The protein identification component of the PIL Core is adjacent to the National Resource for Proteomics and Pathways (NRPP) and shares some resources and personnel including the Director, Dr. Andrews.  The NRPP UM laboratory occupies approximately 800 square feet (rooms 1188 and 1195 of North Ingalls Building) of wet laboratory space and includes an ultracentrifuge, high-speed preparative centrifuge, IEF and 2D Gel equipment, gel scanner, cell culture equipment, HPLC, PCR, apparatus for organic synthesis, and other typical laboratory equipment.

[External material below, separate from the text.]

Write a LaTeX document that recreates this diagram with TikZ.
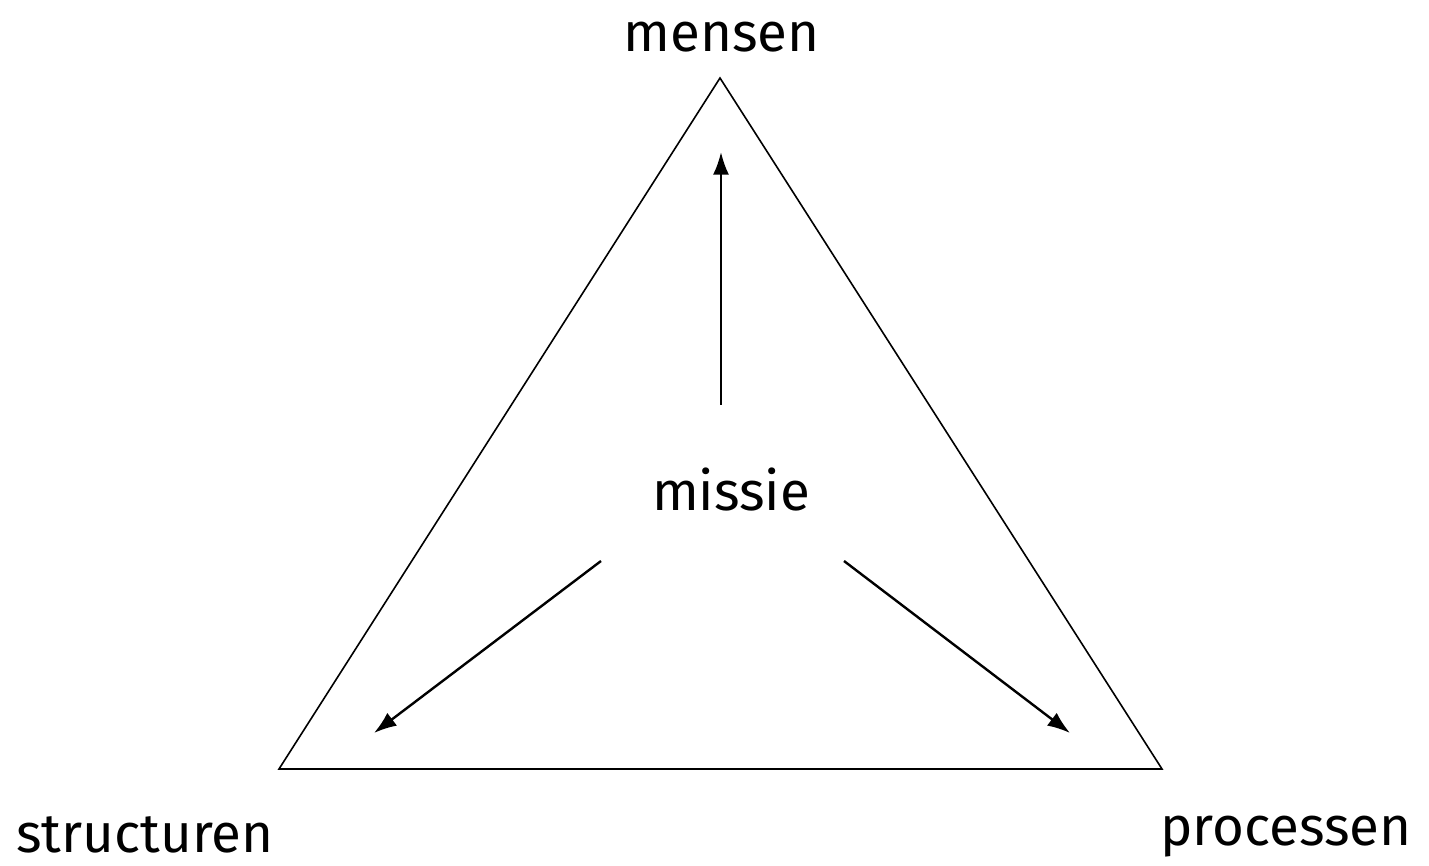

The protein localization component of the PIL Core is located in the laboratories of Drs Williams and Ernst while the confocal and electron microscopes are located in the MIAC core of the MDRTC and in the MIL. Dr Williams’ lab is located on the 7th floor of Medical Sciences II. It contains general purpose equipment, a tissue culture room, a Nikon inverted fluorescence microscope with a digital camera and a computer workstation running Metamorph software for image analysis. Dr Ernst’s laboratory of about 200sq ft is located on the 3rd floor of the Biomedical Sciences Research Building (BSRB) and is devoted to the support of this core. It houses general purpose equipment plus a new Leica cryostat and a Reichert Ultracut E ultramicrotome with associated glass knifemaker and diamond knives. Bradley Nelson, the Research Assistant directed by Dr. Ernst who carries out fixation, embedding and sectioning, is located in this laboratory. The MIL which contains several confocal microscopes and the EM is located in the basement of the BSRB. The MIAC core of the MDRTC which contains confocal and widefield fluorescence microscopes is located on the 2nd floor of the BSRB but in early 2010 will move to the newly constructed Brehm Center for diabetes research located about 5 blocks away from MSII and the BSRB. Most GI Center members are located in the Medical Sciences Complex and the BSRB although some are in the Life Sciences Institute or will be in the new Brehm Center.